Just as touching were the tributes given by the in-character wrestlers. While the words and actions of the Road Dogg, The Godfather, The Rock, and Stone Cold Steve Austin were delivered in their own signature styles, I never doubted the sincerity of the men behind the gimmicks. What was said - and in some cases, what wasn't said - by Brian James, Charles Wright, Dwayne Johnson, and Steve Williams spoke volumes about their fallen comrade.

And more and more, as I watched the tape, one thought kept crossing my mind:

Why did it have to be Owen?

One Year Later

When Owen Hart died, the ten-year-old mark that was still dominating my thought process as a wrestling fan died along with him. Real life caught up to him at last, and he was replaced by a young man of 24 who was a little world-weary and a lot more cynical, but also a little "smarter," a little wiser, and a lot more appreciative of what these people do in the ring four or five nights a week.

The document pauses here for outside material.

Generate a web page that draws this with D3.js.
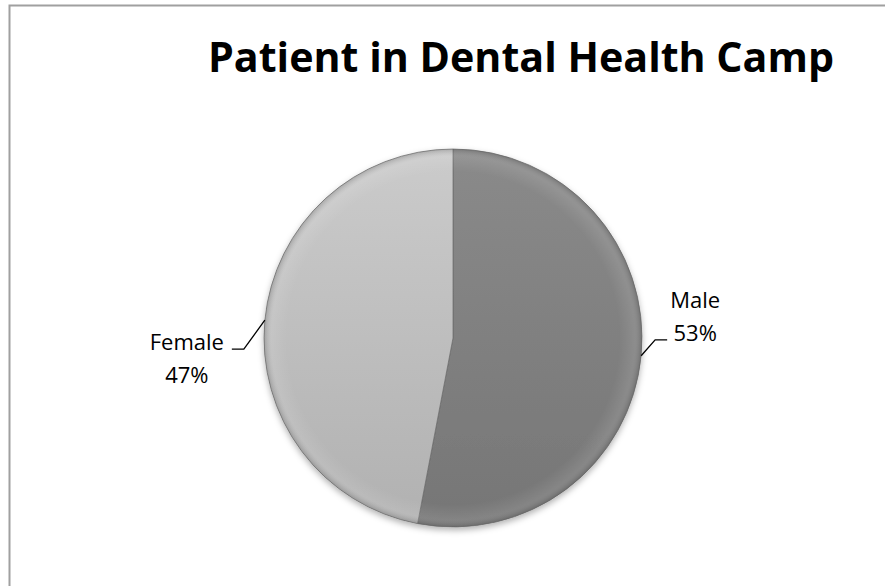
<!DOCTYPE html>
<html>
<head>
<meta charset="utf-8">
<script src="https://cdn.jsdelivr.net/npm/d3@7"></script>
<style>
  body { margin: 0; background: #fff; }
</style>
</head>
<body>
<div id="pie-chart"></div>
<script>
const categories = ["Male", "Female"];
const values = [53, 47];
const percentLabels = ["53%", "47%"];

const data = categories.map((c, i) => ({ name: c, value: values[i], pct: percentLabels[i] }));

const width = 885, height = 586;
const cx = 453, cy = 338, radius = 189;

const svg = d3.select("#pie-chart")
  .append("svg")
  .attr("width", width)
  .attr("height", height)
  .style("display", "block");

const defs = svg.append("defs");

// vertical shading per slice (coords local to the pie group)
const shades = [
  { id: "grad-male", top: "#8a8a8a", bottom: "#767676" },
  { id: "grad-female", top: "#cbcbcb", bottom: "#b1b1b1" }
];
shades.forEach(s => {
  const g = defs.append("linearGradient")
    .attr("id", s.id)
    .attr("gradientUnits", "userSpaceOnUse")
    .attr("x1", 0).attr("y1", -radius)
    .attr("x2", 0).attr("y2", radius);
  g.append("stop").attr("offset", "0%").attr("stop-color", s.top);
  g.append("stop").attr("offset", "100%").attr("stop-color", s.bottom);
});

// soft bevel rim
const rim = defs.append("radialGradient")
  .attr("id", "rim")
  .attr("gradientUnits", "userSpaceOnUse")
  .attr("cx", 0).attr("cy", 0).attr("r", radius);
rim.append("stop").attr("offset", "0.88").attr("stop-color", "#fff").attr("stop-opacity", 0);
rim.append("stop").attr("offset", "0.96").attr("stop-color", "#fff").attr("stop-opacity", 0.1);
rim.append("stop").attr("offset", "1").attr("stop-color", "#444").attr("stop-opacity", 0.25);

const shadow = defs.append("filter")
  .attr("id", "shadow")
  .attr("x", "-10%").attr("y", "-10%")
  .attr("width", "120%").attr("height", "125%");
shadow.append("feDropShadow")
  .attr("dx", 0).attr("dy", 3)
  .attr("stdDeviation", 3)
  .attr("flood-color", "#000")
  .attr("flood-opacity", 0.3);

// outer frame
svg.append("rect")
  .attr("x", 9.5).attr("y", 5.5)
  .attr("width", 900).attr("height", 600)
  .attr("fill", "none")
  .attr("stroke", "#a0a0a0")
  .attr("stroke-width", 2);

// title
svg.append("text")
  .text("Patient in Dental Health Camp")
  .attr("x", 208)
  .attr("y", 72)
  .attr("textLength", 626)
  .attr("lengthAdjust", "spacingAndGlyphs")
  .attr("font-family", "Open Sans")
  .attr("font-weight", 700)
  .attr("font-size", 42)
  .attr("fill", "#000");

const pie = d3.pie()
  .value(d => d.value)
  .sort(null);

const arc = d3.arc()
  .innerRadius(0)
  .outerRadius(radius);

const arcs = pie(data);

const chart = svg.append("g")
  .attr("transform", `translate(${cx},${cy})`);

const sliceGroup = chart.append("g")
  .attr("filter", "url(#shadow)");

sliceGroup.selectAll("path.slice")
  .data(arcs)
  .join("path")
  .attr("class", "slice")
  .attr("d", arc)
  .attr("fill", (d, i) => `url(#${shades[i].id})`)
  .attr("stroke", "#6a6a6a")
  .attr("stroke-width", 0.7);

// rim highlight overlay
chart.append("circle")
  .attr("r", radius)
  .attr("fill", "url(#rim)")
  .style("pointer-events", "none");

// labels with leader lines
const edgeArc = d3.arc().innerRadius(radius).outerRadius(radius);
const leaderOffsets = [
  { elbow: [14, -16], end: [26, -16], text: [54, -48], pctText: [54, -15] },
  { elbow: [-21, 29], end: [-33, 29], text: [-78, 30], pctText: [-78, 63] }
];

arcs.forEach((d, i) => {
  const [ex, ey] = edgeArc.centroid(d);
  const o = leaderOffsets[i];
  chart.append("polyline")
    .attr("points", [[ex, ey], [ex + o.elbow[0], ey + o.elbow[1]], [ex + o.end[0], ey + o.end[1]]].map(p => p.join(",")).join(" "))
    .attr("fill", "none")
    .attr("stroke", "#000")
    .attr("stroke-width", 1.3);

  chart.append("text")
    .text(d.data.name)
    .attr("x", ex + o.text[0])
    .attr("y", ey + o.text[1])
    .attr("text-anchor", "middle")
    .attr("font-family", "Open Sans")
    .attr("font-size", 22)
    .attr("fill", "#000");

  chart.append("text")
    .text(d.data.pct)
    .attr("x", ex + o.pctText[0])
    .attr("y", ey + o.pctText[1])
    .attr("text-anchor", "middle")
    .attr("font-family", "Open Sans")
    .attr("font-size", 22)
    .attr("fill", "#000");
});
</script>
</body>
</html>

And really, that's what's gotten me thinking about Owen recently: the return of honest-to-goodness wrestling to the WWF - the company he loved, the company he stayed with when it wasn't exactly fashionable for a Hart to be associated with the WWF. Frankly, I'm missing him a little bit more these days, and not just because of what day this is.

What wrestling fan wouldn't want to watch an Owen-Jericho match? Or an Owen-Guerrero match? Or see the Blue Blazer team up with Kurt Angle to spread their message of sugary goodness and strict morality? If Owen was here today, he'd probably be a bigger part of the WWF than ever, and would probably be over solely on his ring work.

Let me leave you with one final thought:

It's commonly accepted that the Blue Blazer was scheduled to defeat the Godfather for the Intercontinental Championship at that pay-per-view. Two weeks later on Raw, Jarrett beat the Godfather for that very same title.

If the accident had never happened, would Jeff Jarrett now be a three-time WCW World Champion?